* _What you are asked to do_:
From the material below, list every line containing "this".

[Begin Source records]

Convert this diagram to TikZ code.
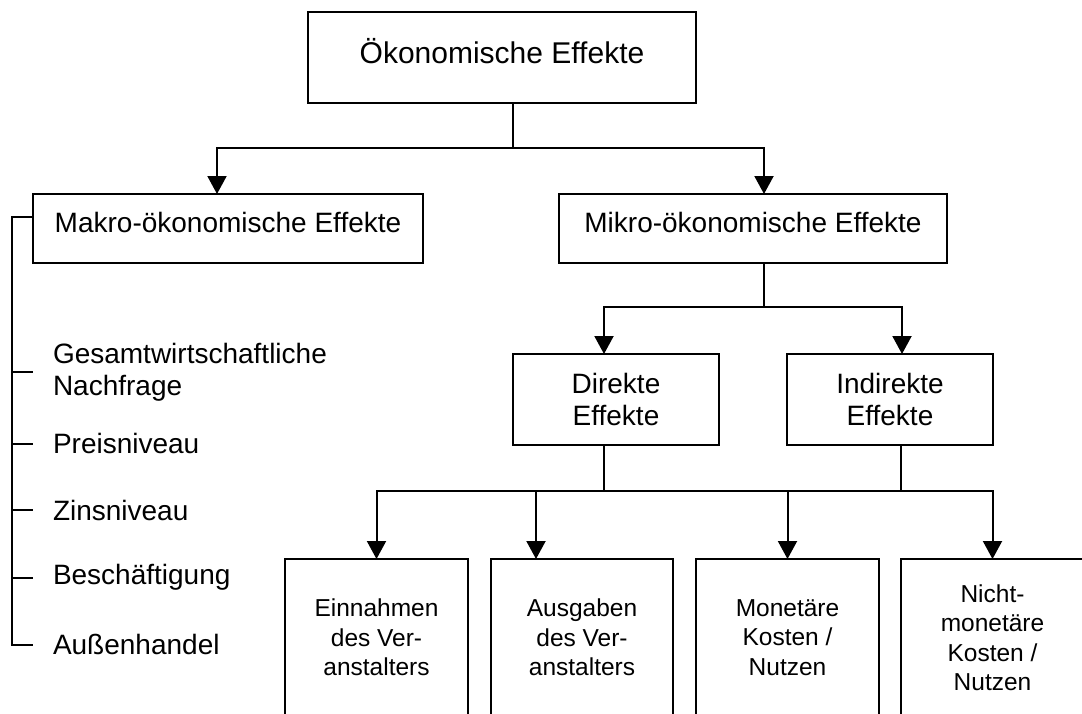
\documentclass[tikz,border=0pt]{standalone}
\usepackage{fontspec}
\setmainfont{Liberation Sans}
\usetikzlibrary{arrows.meta}

\begin{document}
\begin{tikzpicture}[x=1pt,y=1pt,line width=2pt]
	\tikzstyle{every node}+=[inner sep=0pt,outer sep=0pt]
	\tikzstyle{box}=[draw=black,rectangle]
	\tikzstyle{arr}=[-{Triangle[width=19pt,length=18pt]}]
	\tikzstyle{big}=[font=\fontsize{28}{32}\selectfont]
	\tikzstyle{small}=[font=\fontsize{24.5}{29.5}\selectfont]
	\useasboundingbox (0,0) rectangle (1082,-713);
	\clip (0,0) rectangle (1082,-713);
	\node [box,minimum width=388pt,text height=51pt,text depth=40pt,font=\fontsize{30}{34}\selectfont] (oek) at (502,-57.5) {Ökonomische Effekte};
	\node [box,big,minimum width=390pt,text height=38pt,text depth=31pt] (makro) at (228,-228.5) {Makro-ökonomische Effekte};
	\node [box,big,minimum width=388pt,text height=38pt,text depth=31pt] (mikro) at (753,-228.5) {Mikro-ökonomische Effekte};
	\node [box,big,align=center,minimum width=206pt,minimum height=91pt] (direkt) at (616,-399.5) {Direkte\\Effekte};
	\node [box,big,align=center,minimum width=206pt,minimum height=91pt] (indirekt) at (890,-399.5) {Indirekte\\Effekte};
	\node [box,small,align=center,minimum width=183pt,minimum height=157pt] (ein) at (376.5,-637.5) {Einnahmen\\des Ver-\\anstalters};
	\node [box,small,align=center,minimum width=182pt,minimum height=157pt] (aus) at (582,-637.5) {Ausgaben\\des Ver-\\anstalters};
	\node [box,small,align=center,minimum width=183pt,minimum height=157pt] (mon) at (787.5,-637.5) {Monetäre\\Kosten /\\Nutzen};
	\node [box,small,align=center,minimum width=183pt,minimum height=157pt] (nicht) at (992.5,-637.5) {Nicht-\\monetäre\\Kosten /\\Nutzen};
	\node [big,anchor=west,align=left] (ges) at (53,-372) {Gesamtwirtschaftliche\\Nachfrage};
	\node [big,anchor=west] (preis) at (53,-443.5) {Preisniveau};
	\node [big,anchor=west] (zins) at (53,-510) {Zinsniveau};
	\node [big,anchor=west] (besch) at (53,-577.5) {Beschäftigung};
	\node [big,anchor=west] (aussen) at (53,-644.5) {Außenhandel};
	\coordinate (bus1) at (513,-148);
	\draw ([xshift=11pt]oek.south) -- (bus1);
	\draw [arr] (bus1) -| ([xshift=-11pt]makro.north);
	\draw [arr] (bus1) -| ([xshift=11pt]mikro.north);
	\coordinate (bus2) at (764,-307);
	\draw ([xshift=11pt]mikro.south) -- (bus2);
	\draw [arr] (bus2) -| ([xshift=-12pt]direkt.north);
	\draw [arr] (bus2) -| ([xshift=12pt]indirekt.north);
	\coordinate (bus3) at (604,-491);
	\draw ([xshift=-12pt]direkt.south) -- (bus3);
	\draw ([xshift=11pt]indirekt.south) |- (bus3);
	\draw [arr] (bus3) -| (ein.north);
	\draw [arr] (bus3) -| ([xshift=-46pt]aus.north);
	\draw [arr] (bus3) -| (mon.north);
	\draw [arr] (bus3) -| (nicht.north);
	\coordinate (rail) at (12,-217);
	\draw ([yshift=11.5pt]makro.west) -- (rail) |- ([xshift=-20pt]aussen.west);
	\foreach \n in {ges,preis,zins,besch}
		\draw (rail |- \n.west) -- ([xshift=-20pt]\n.west);
\end{tikzpicture}
\end{document}
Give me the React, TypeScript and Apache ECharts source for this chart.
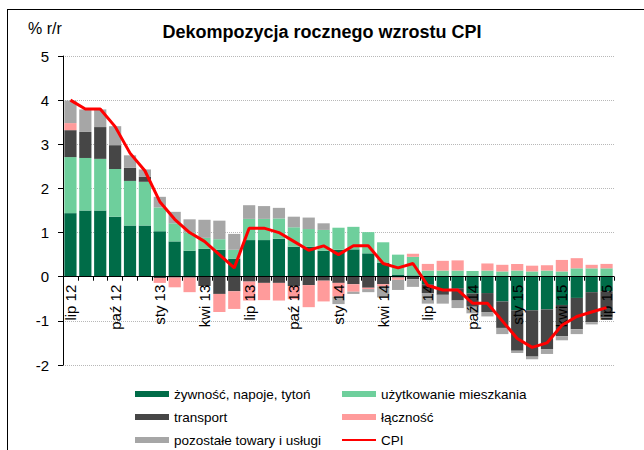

[End Source records]

* _Reply to the exercise_:
Convert this diagram to TikZ code.
Give me the React, TypeScript and Apache ECharts source for this chart.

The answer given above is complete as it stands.